### WORK TO DO
Leave out the pictures and repeat the rest of the material exactly.

### MATERIAL PROVIDED
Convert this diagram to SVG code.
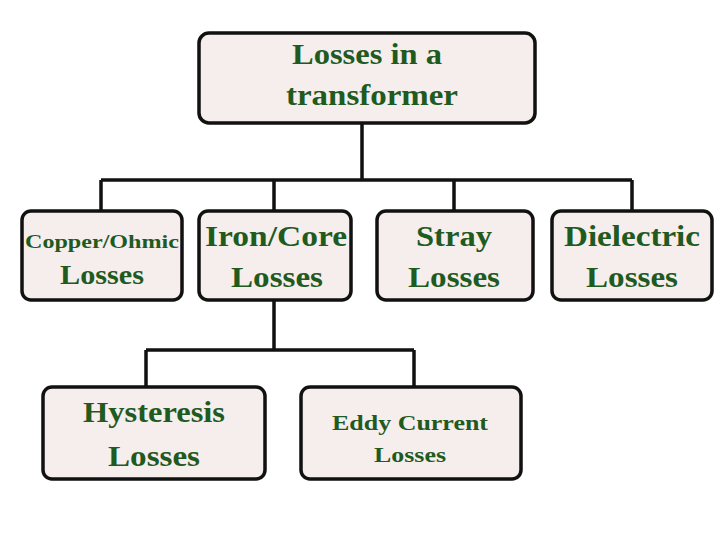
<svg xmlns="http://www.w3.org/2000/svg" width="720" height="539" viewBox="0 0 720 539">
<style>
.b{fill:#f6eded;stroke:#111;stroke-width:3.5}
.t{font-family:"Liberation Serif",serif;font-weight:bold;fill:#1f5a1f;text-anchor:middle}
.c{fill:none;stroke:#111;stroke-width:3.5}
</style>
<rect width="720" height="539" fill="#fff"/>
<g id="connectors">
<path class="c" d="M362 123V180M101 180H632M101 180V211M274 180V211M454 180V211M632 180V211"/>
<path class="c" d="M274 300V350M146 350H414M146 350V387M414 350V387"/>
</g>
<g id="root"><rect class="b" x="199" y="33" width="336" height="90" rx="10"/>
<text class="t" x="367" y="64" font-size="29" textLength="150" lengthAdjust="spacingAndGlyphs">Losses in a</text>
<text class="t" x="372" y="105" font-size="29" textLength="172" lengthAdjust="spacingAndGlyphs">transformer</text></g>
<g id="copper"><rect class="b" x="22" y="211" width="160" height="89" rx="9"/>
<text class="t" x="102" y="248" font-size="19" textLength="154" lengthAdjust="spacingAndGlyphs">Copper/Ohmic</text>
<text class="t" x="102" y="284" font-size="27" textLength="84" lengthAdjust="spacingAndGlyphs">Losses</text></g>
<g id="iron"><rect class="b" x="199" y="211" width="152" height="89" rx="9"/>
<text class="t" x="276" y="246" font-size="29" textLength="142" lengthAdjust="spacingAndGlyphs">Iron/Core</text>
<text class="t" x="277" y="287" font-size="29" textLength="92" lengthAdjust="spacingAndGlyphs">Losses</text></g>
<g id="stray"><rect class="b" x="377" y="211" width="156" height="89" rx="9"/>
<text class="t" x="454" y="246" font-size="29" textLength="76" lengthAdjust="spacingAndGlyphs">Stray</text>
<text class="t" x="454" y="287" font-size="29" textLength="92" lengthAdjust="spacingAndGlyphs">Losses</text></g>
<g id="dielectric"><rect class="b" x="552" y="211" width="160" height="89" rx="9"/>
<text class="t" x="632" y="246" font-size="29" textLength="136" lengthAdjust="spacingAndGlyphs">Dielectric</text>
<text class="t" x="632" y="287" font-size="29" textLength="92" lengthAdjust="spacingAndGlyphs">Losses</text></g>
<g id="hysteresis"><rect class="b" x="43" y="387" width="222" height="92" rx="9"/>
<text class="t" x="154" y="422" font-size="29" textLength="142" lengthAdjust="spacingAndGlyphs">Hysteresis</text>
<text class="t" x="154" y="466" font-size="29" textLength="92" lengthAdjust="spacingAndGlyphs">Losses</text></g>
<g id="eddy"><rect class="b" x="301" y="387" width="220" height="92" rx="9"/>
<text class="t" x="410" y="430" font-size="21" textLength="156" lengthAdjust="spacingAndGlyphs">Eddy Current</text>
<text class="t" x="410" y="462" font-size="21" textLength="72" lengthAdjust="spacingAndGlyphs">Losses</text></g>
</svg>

### RESPONSE TO THIS EXERCISE
Convert this diagram to SVG code.
<svg xmlns="http://www.w3.org/2000/svg" width="720" height="539" viewBox="0 0 720 539">
<style>
.b{fill:#f6eded;stroke:#111;stroke-width:3.5}
.t{font-family:"Liberation Serif",serif;font-weight:bold;fill:#1f5a1f;text-anchor:middle}
.c{fill:none;stroke:#111;stroke-width:3.5}
</style>
<rect width="720" height="539" fill="#fff"/>
<g id="connectors">
<path class="c" d="M362 123V180M101 180H632M101 180V211M274 180V211M454 180V211M632 180V211"/>
<path class="c" d="M274 300V350M146 350H414M146 350V387M414 350V387"/>
</g>
<g id="root"><rect class="b" x="199" y="33" width="336" height="90" rx="10"/>
<text class="t" x="367" y="64" font-size="29" textLength="150" lengthAdjust="spacingAndGlyphs">Losses in a</text>
<text class="t" x="372" y="105" font-size="29" textLength="172" lengthAdjust="spacingAndGlyphs">transformer</text></g>
<g id="copper"><rect class="b" x="22" y="211" width="160" height="89" rx="9"/>
<text class="t" x="102" y="248" font-size="19" textLength="154" lengthAdjust="spacingAndGlyphs">Copper/Ohmic</text>
<text class="t" x="102" y="284" font-size="27" textLength="84" lengthAdjust="spacingAndGlyphs">Losses</text></g>
<g id="iron"><rect class="b" x="199" y="211" width="152" height="89" rx="9"/>
<text class="t" x="276" y="246" font-size="29" textLength="142" lengthAdjust="spacingAndGlyphs">Iron/Core</text>
<text class="t" x="277" y="287" font-size="29" textLength="92" lengthAdjust="spacingAndGlyphs">Losses</text></g>
<g id="stray"><rect class="b" x="377" y="211" width="156" height="89" rx="9"/>
<text class="t" x="454" y="246" font-size="29" textLength="76" lengthAdjust="spacingAndGlyphs">Stray</text>
<text class="t" x="454" y="287" font-size="29" textLength="92" lengthAdjust="spacingAndGlyphs">Losses</text></g>
<g id="dielectric"><rect class="b" x="552" y="211" width="160" height="89" rx="9"/>
<text class="t" x="632" y="246" font-size="29" textLength="136" lengthAdjust="spacingAndGlyphs">Dielectric</text>
<text class="t" x="632" y="287" font-size="29" textLength="92" lengthAdjust="spacingAndGlyphs">Losses</text></g>
<g id="hysteresis"><rect class="b" x="43" y="387" width="222" height="92" rx="9"/>
<text class="t" x="154" y="422" font-size="29" textLength="142" lengthAdjust="spacingAndGlyphs">Hysteresis</text>
<text class="t" x="154" y="466" font-size="29" textLength="92" lengthAdjust="spacingAndGlyphs">Losses</text></g>
<g id="eddy"><rect class="b" x="301" y="387" width="220" height="92" rx="9"/>
<text class="t" x="410" y="430" font-size="21" textLength="156" lengthAdjust="spacingAndGlyphs">Eddy Current</text>
<text class="t" x="410" y="462" font-size="21" textLength="72" lengthAdjust="spacingAndGlyphs">Losses</text></g>
</svg>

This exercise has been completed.